The fame of the race and $6500 prize money again offered in 1957 drew even more famous names for the list of 22 entries. Two great Dual Champions, Gareth Wright and Raymond Paul battled right down to the finish line; with Gareth finally edging out the Galena flash. That was the last time we were to see Raymond, for three month later he drowned in the Yukon River.
In 1958 a new name was added to the Anchorage race. The winner of many New England and Canadian Championships, Dr. Roland Lombard, flew his dogs from New England to compete against 24 teams from all over Alaska. This race was a real thriller, with tying times turned in the first and second heats for the day money. George Attla was the second Huslia driver to win the event.
Some of the villages began holding elimination races in 1959 with the idea of sponsoring the best team from that area to the Championship Races. The 25 team field consisted of champs, ex-champs and the best the State could offer along with Dr. Lombard from the south 48. Jimmy Malamute (half brother to the late Raymond Paul) from Galena won the crown with the record time for 75 miles of 5:30:48, but the day money was well distributed among different villages.
The 1960 classic drew 24 top Alaskan teams as well as Dr. Lombard and another top New England musher, Dr. Charles Bleford. This will be a race long remembered, for when the total times were tallied for the 75 miles only 74 seconds separated the top 3 teams. Another Huslia racer, Cue Bifelt, was the winner and later entered the small circle of Dual Champions.
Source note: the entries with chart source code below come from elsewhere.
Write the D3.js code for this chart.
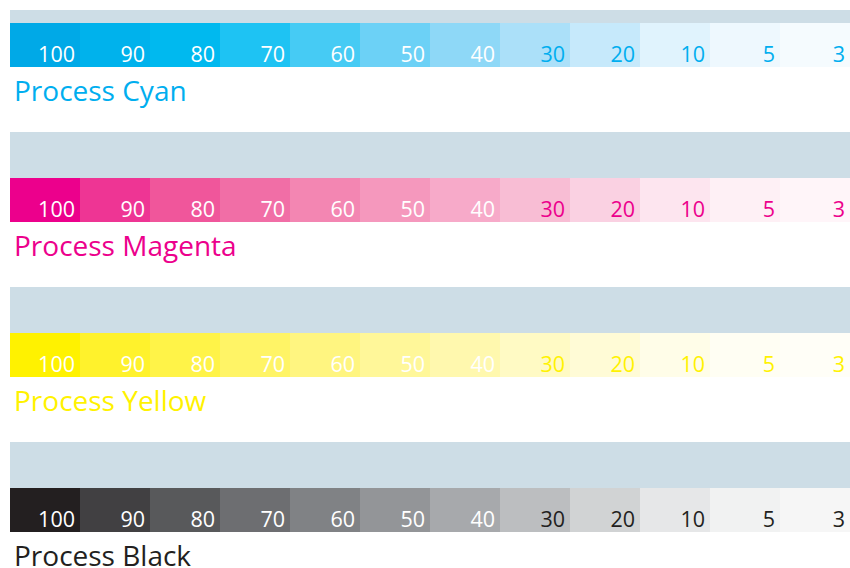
<!DOCTYPE html>
<html>
<head>
<meta charset="utf-8">
<script src="https://cdn.jsdelivr.net/npm/d3@7"></script>
<style>
  body { margin: 0; background: #fff; }
  svg { display: block; }
</style>
</head>
<body>
<script>
// ink names and tint steps
var inks = ["Process Cyan", "Process Magenta", "Process Yellow", "Process Black"]
var tints = [100, 90, 80, 70, 60, 50, 40, 30, 20, 10, 5, 3]

// swatch colours per ink, same order as tints
var cyanSwatches = ["#00a9e7", "#00b2ec", "#00b9ef", "#1ec3f3", "#46cbf4", "#6cd1f6", "#8ed8f7", "#abe0f9", "#c6e9fb", "#e0f3fd", "#eef8fe", "#f5fbfe"]
var magentaSwatches = ["#ec008c", "#ee3594", "#f0569b", "#f16ea6", "#f386b2", "#f598bd", "#f7aac9", "#f8bdd4", "#fad1e2", "#fde5ef", "#fef0f5", "#fff5f9"]
var yellowSwatches = ["#fff200", "#fff22c", "#fff348", "#fff466", "#fff580", "#fff799", "#fff8ae", "#fffac4", "#fffbd6", "#fffde8", "#fffef3", "#fffef7"]
var blackSwatches = ["#231f20", "#414042", "#58595b", "#6d6e71", "#808285", "#939598", "#a7a9ac", "#bcbec0", "#d1d3d4", "#e6e7e8", "#f1f2f2", "#f6f6f6"]
var inkText = ["#00aeef", "#ec008c", "#fff200", "#231f20"]

function main() {
  var swatches = [cyanSwatches, magentaSwatches, yellowSwatches, blackSwatches]

  var svg = d3.select("body").append("svg").attr("width", 850).attr("height", 568)

  var x = d3.scaleBand().domain(tints).range([10, 850])
  var rowTop = d3.scaleBand().domain(inks).range([23, 643]) // step 155

  // the top band is cropped at y=10
  svg.append("clipPath").attr("id", "clip")
    .append("rect").attr("x", 0).attr("y", 10).attr("width", 850).attr("height", 558)

  var chart = svg.append("g").attr("clip-path", "url(#clip)")

  var rows = chart.selectAll("g.row")
    .data(inks)
    .enter()
    .append("g")
    .attr("class", "row")
    .attr("transform", function(d) { return "translate(0," + rowTop(d) + ")" })

  // grey band above each strip
  rows.append("rect")
    .attr("x", 10)
    .attr("y", -46)
    .attr("width", 840)
    .attr("height", 46)
    .attr("fill", "#cddde6")

  rows.each(function(ink, i) {
    var g = d3.select(this)
    var cells = tints.map(function(t, j) { return {tint: t, color: swatches[i][j]} })

    g.selectAll("rect.cell")
      .data(cells)
      .enter()
      .append("rect")
      .attr("class", "cell")
      .attr("x", function(d) { return x(d.tint) })
      .attr("y", 0)
      .attr("width", x.bandwidth() + 0.5)
      .attr("height", 44)
      .attr("fill", function(d) { return d.color })

    g.selectAll("text.tint")
      .data(cells)
      .enter()
      .append("text")
      .attr("class", "tint")
      .attr("x", function(d) { return x(d.tint) + x.bandwidth() - 5 })
      .attr("y", 39)
      .attr("text-anchor", "end")
      .attr("font-family", "Open Sans")
      .attr("font-size", 21.5)
      .attr("fill", function(d) { return d.tint >= 40 ? "#ffffff" : inkText[i] })
      .text(function(d) { return d.tint })

    g.append("text")
      .attr("x", 14)
      .attr("y", 78)
      .attr("font-family", "Open Sans")
      .attr("font-size", 28)
      .attr("fill", inkText[i])
      .text(ink)
  })
}

main()
</script>
</body>
</html>
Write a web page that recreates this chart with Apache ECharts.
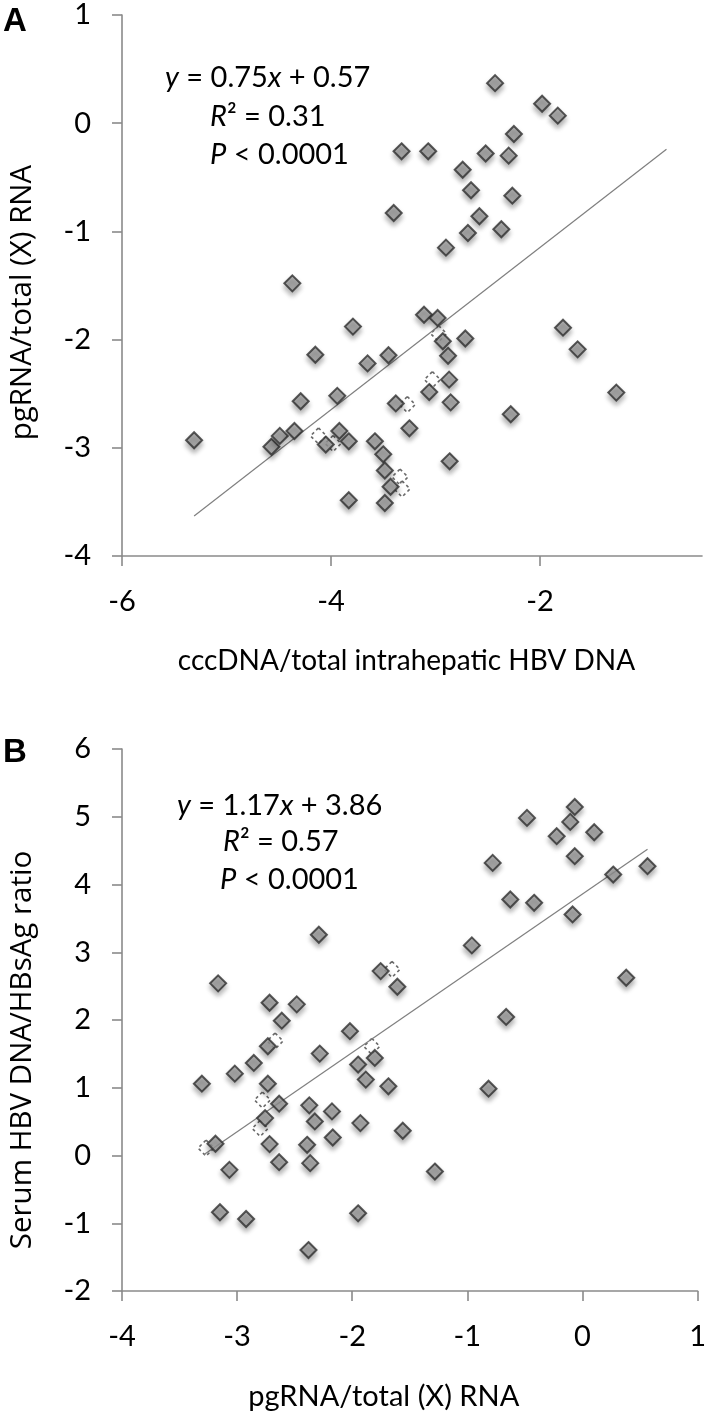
<!DOCTYPE html>
<html>
<head>
<meta charset="utf-8">
<script src="https://cdn.jsdelivr.net/npm/echarts@6/dist/echarts.min.js"></script>
<style>
html,body{margin:0;padding:0;background:#fff;}
#c{width:709px;height:1422px;}
</style>
</head>
<body>
<div id="c"></div>
<script>
// Panel A: x = cccDNA/total intrahepatic HBV DNA, y = pgRNA/total (X) RNA
const pointsA = [[-5.31,-2.93],[-4.57,-2.99],[-4.49,-2.89],[-4.35,-2.845],[-4.37,-1.48],[-4.29,-2.57],[-4.15,-2.14],[-4.05,-2.97],[-3.94,-2.52],[-3.92,-2.845],[-3.83,-2.94],[-3.79,-1.88],[-3.83,-3.485],[-3.65,-2.22],[-3.58,-2.94],[-3.50,-3.06],[-3.485,-3.21],[-3.43,-3.36],[-3.485,-3.51],[-3.45,-2.145],[-3.40,-0.83],[-3.38,-2.59],[-3.325,-0.26],[-3.25,-2.82],[-3.11,-1.77],[-3.07,-0.26],[-3.06,-2.485],[-2.98,-1.80],[-2.93,-2.015],[-2.90,-1.15],[-2.88,-2.15],[-2.87,-2.37],[-2.855,-2.58],[-2.865,-3.125],[-2.74,-0.43],[-2.715,-1.99],[-2.69,-1.015],[-2.66,-0.62],[-2.58,-0.86],[-2.52,-0.28],[-2.43,0.37],[-2.37,-0.98],[-2.30,-0.30],[-2.28,-2.69],[-2.265,-0.67],[-2.25,-0.10],[-1.98,0.18],[-1.83,0.07],[-1.78,-1.89],[-1.64,-2.09],[-1.27,-2.49]];
const hiddenA = [[-4.12,-2.89],[-3.98,-2.96],[-3.34,-3.27],[-3.32,-3.38],[-3.27,-2.60],[-3.03,-2.37],[-2.97,-1.945]];
const trendA = [[-5.31,-3.63],[-0.79,-0.24]];
const xTicksA = [-6,-4,-2];
const eqA = ['y = 0.75x + 0.57','R² = 0.31','P < 0.0001'];

// Panel B: x = pgRNA/total (X) RNA, y = Serum HBV DNA/HBsAg ratio
const pointsB = [[-0.067,5.145],[-0.482,4.983],[-0.106,4.924],[-0.224,4.713],[0.102,4.771],[-0.067,4.418],[-0.78,4.319],[0.565,4.27],[0.267,4.147],[-0.627,3.779],[-0.42,3.73],[-0.086,3.558],[-2.29,3.258],[-0.961,3.101],[-1.753,2.722],[-1.608,2.491],[-3.165,2.541],[0.38,2.624],[-2.718,2.255],[-2.482,2.231],[-2.612,1.99],[-0.663,2.045],[-2.02,1.835],[-2.733,1.613],[-2.282,1.504],[-1.804,1.44],[-1.949,1.342],[-2.855,1.366],[-3.02,1.208],[-3.306,1.06],[-2.733,1.06],[-1.882,1.12],[-1.686,1.021],[-0.816,0.986],[-2.635,0.765],[-2.373,0.74],[-2.176,0.651],[-2.325,0.503],[-2.757,0.552],[-1.929,0.478],[-2.169,0.266],[-1.561,0.365],[-2.718,0.168],[-2.392,0.158],[-3.188,0.173],[-2.635,-0.099],[-2.365,-0.113],[-3.067,-0.212],[-1.282,-0.237],[-3.149,-0.838],[-2.922,-0.937],[-1.949,-0.853],[-2.38,-1.396]];
const hiddenB = [[-1.655,2.747],[-2.67,1.69],[-1.83,1.61],[-2.78,0.82],[-2.80,0.40],[-3.27,0.11]];
const trendB = [[-3.29,0.01],[0.565,4.52]];
const eqB = ['y = 1.17x + 3.86','R² = 0.57','P < 0.0001'];

const FONT = 'Lato';
const AXIS_COLOR = '#8a8a8a';

const markerStyle = {
  color: '#a0a0a0',
  borderColor: '#2e2e2e',
  borderWidth: 2,
  shadowBlur: 5,
  shadowOffsetY: 4,
  shadowColor: 'rgba(0,0,0,0.35)'
};
const hiddenStyle = {
  color: '#ffffff',
  borderColor: '#444',
  borderWidth: 1.6,
  borderType: [3, 3]
};

function xAxisCfg(gi, min, max, interval, name, nameSize, padR, custom) {
  const cfg = {
    gridIndex: gi, type: 'value', min: min, max: max, interval: interval,
    name: name, nameLocation: 'middle', nameGap: 91,
    nameTextStyle: { fontFamily: FONT, fontSize: nameSize, color: '#000', padding: [0, padR, 0, 0] },
    axisLine: { show: true, onZero: false, lineStyle: { color: AXIS_COLOR, width: 1.6 } },
    axisTick: { show: true, inside: false, length: 10, lineStyle: { color: AXIS_COLOR, width: 1.6 } },
    axisLabel: { fontFamily: FONT, fontSize: 29, color: '#000', margin: 31 },
    splitLine: { show: false }
  };
  if (custom) { cfg.axisLabel.customValues = custom; cfg.axisTick.customValues = custom; }
  return cfg;
}
function yAxisCfg(gi, min, max, interval, name, padR) {
  return {
    gridIndex: gi, type: 'value', min: min, max: max, interval: interval,
    name: name, nameLocation: 'middle', nameRotate: 90, nameGap: 84,
    nameTextStyle: { fontFamily: 'Open Sans', fontSize: 29.5, color: '#000', padding: [0, padR, 0, 0] },
    axisLine: { show: true, onZero: false, lineStyle: { color: AXIS_COLOR, width: 1.6 } },
    axisTick: { show: true, inside: false, length: 10, lineStyle: { color: AXIS_COLOR, width: 1.6 } },
    axisLabel: { fontFamily: FONT, fontSize: 29, color: '#000', margin: 31 },
    splitLine: { show: false }
  };
}
function eqText(lines, xs, ys) {
  const rich = {
    i: { fontFamily: FONT, fontSize: 29, fontStyle: 'italic', fill: '#000' },
    n: { fontFamily: FONT, fontSize: 29, fill: '#000' }
  };
  const fmt = [
    s => s.replace(/^y(.*?)x(.*)$/, '{i|y}{n|$1}{i|x}{n|$2}'),
    s => s.replace(/^R(.*)$/, '{i|R}{n|$1}'),
    s => s.replace(/^P(.*)$/, '{i|P}{n|$1}')
  ];
  return lines.map((t, k) => ({
    type: 'text', x: xs[k], y: ys[k], z: 10,
    style: { text: fmt[k](t), rich: rich, fontFamily: FONT, fontSize: 29, fill: '#000', align: 'left', verticalAlign: 'middle' }
  }));
}

const option = {
  animation: false,
  backgroundColor: '#fff',
  grid: [
    { left: 122, top: 15, width: 580, height: 541 },
    { left: 122, top: 749, width: 580, height: 542 }
  ],
  xAxis: [
    xAxisCfg(0, -6, -0.45, 2, 'cccDNA/total intrahepatic HBV DNA', 28, 11, xTicksA),
    xAxisCfg(1, -4, 1, 1, 'pgRNA/total (X) RNA', 29, 52, null)
  ],
  yAxis: [
    yAxisCfg(0, -4, 1, 1, 'pgRNA/total (X) RNA', 34),
    yAxisCfg(1, -2, 6, 1, 'Serum HBV DNA/HBsAg ratio', 60)
  ],
  series: [
    { type: 'scatter', xAxisIndex: 0, yAxisIndex: 0, data: hiddenA, symbol: 'diamond', symbolSize: 16, itemStyle: hiddenStyle, z: 1 },
    { type: 'line', xAxisIndex: 0, yAxisIndex: 0, data: trendA, symbol: 'none', lineStyle: { color: '#7f7f7f', width: 1.2 }, z: 2 },
    { type: 'scatter', xAxisIndex: 0, yAxisIndex: 0, data: pointsA, symbol: 'diamond', symbolSize: 16, itemStyle: markerStyle, z: 3 },
    { type: 'scatter', xAxisIndex: 1, yAxisIndex: 1, data: hiddenB, symbol: 'diamond', symbolSize: 16, itemStyle: hiddenStyle, z: 1 },
    { type: 'line', xAxisIndex: 1, yAxisIndex: 1, data: trendB, symbol: 'none', lineStyle: { color: '#7f7f7f', width: 1.2 }, z: 2 },
    { type: 'scatter', xAxisIndex: 1, yAxisIndex: 1, data: pointsB, symbol: 'diamond', symbolSize: 16, itemStyle: markerStyle, z: 3 }
  ],
  graphic: [
    { type: 'text', x: 3, y: 22, style: { text: 'A', fontFamily: 'Liberation Sans', fontWeight: 'bold', fontSize: 33, fill: '#000', verticalAlign: 'middle' } },
    { type: 'text', x: 3, y: 753, style: { text: 'B', fontFamily: 'Liberation Sans', fontWeight: 'bold', fontSize: 33, fill: '#000', verticalAlign: 'middle' } }
  ].concat(eqText(eqA, [165, 210, 210], [78, 117, 155]))
   .concat(eqText(eqB, [177, 223, 220], [806, 842, 880]))
};

const chart = echarts.init(document.getElementById('c'), null, { renderer: 'canvas' });
chart.setOption(option);
</script>
</body>
</html>
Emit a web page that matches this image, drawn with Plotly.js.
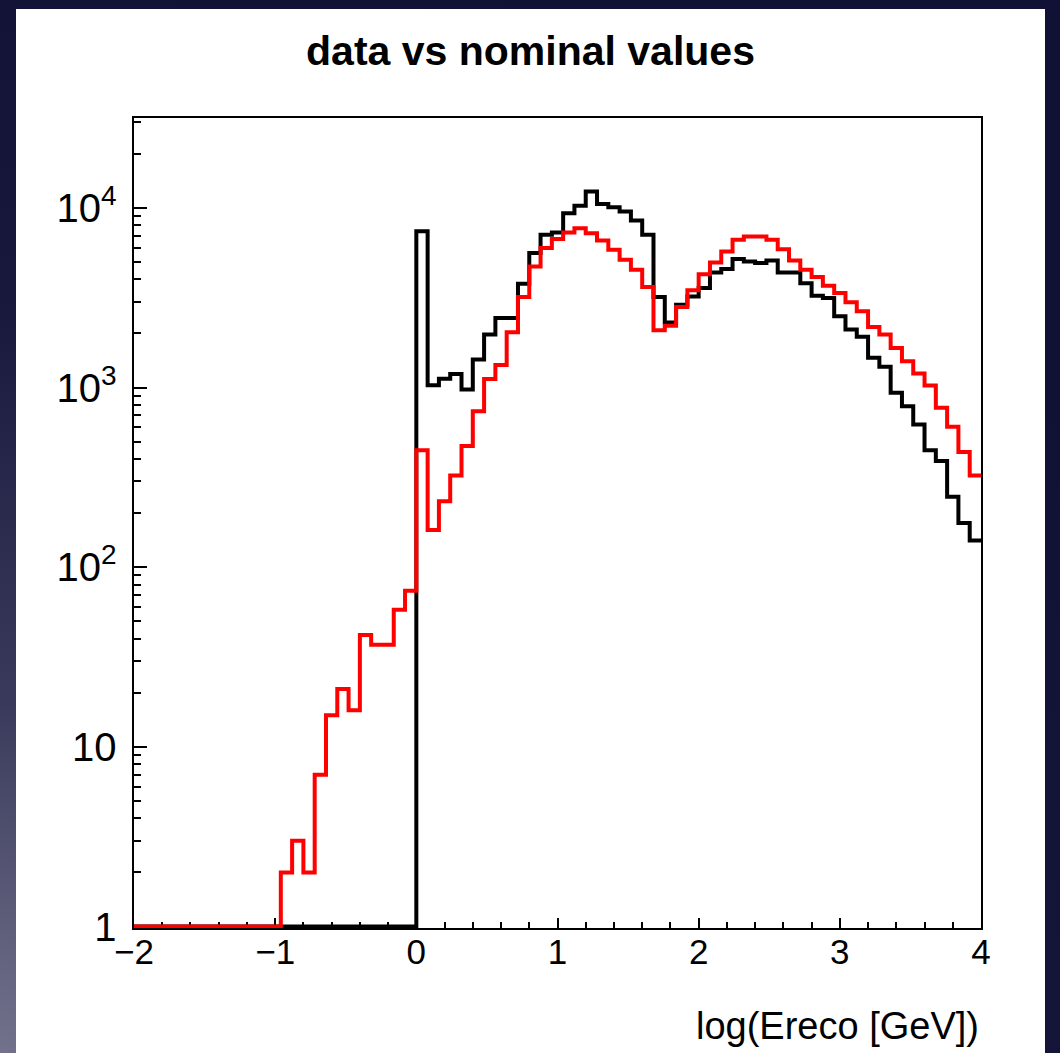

Each year teams from new villages are added to the entries, and more of the towns are holding the elimination races to send only the best they have. With the quality of the teams improving all the time the race itself is improving, and each race is more exciting than the previous one. No one team is running away from the field as in the early days of the race. The certainty of good prize money has been largely responsible for the success of our race and it will continue to draw top teams from all over the States and will in time, we hope, bring international teams to compete for the enjoyment of the avid dog racing fan.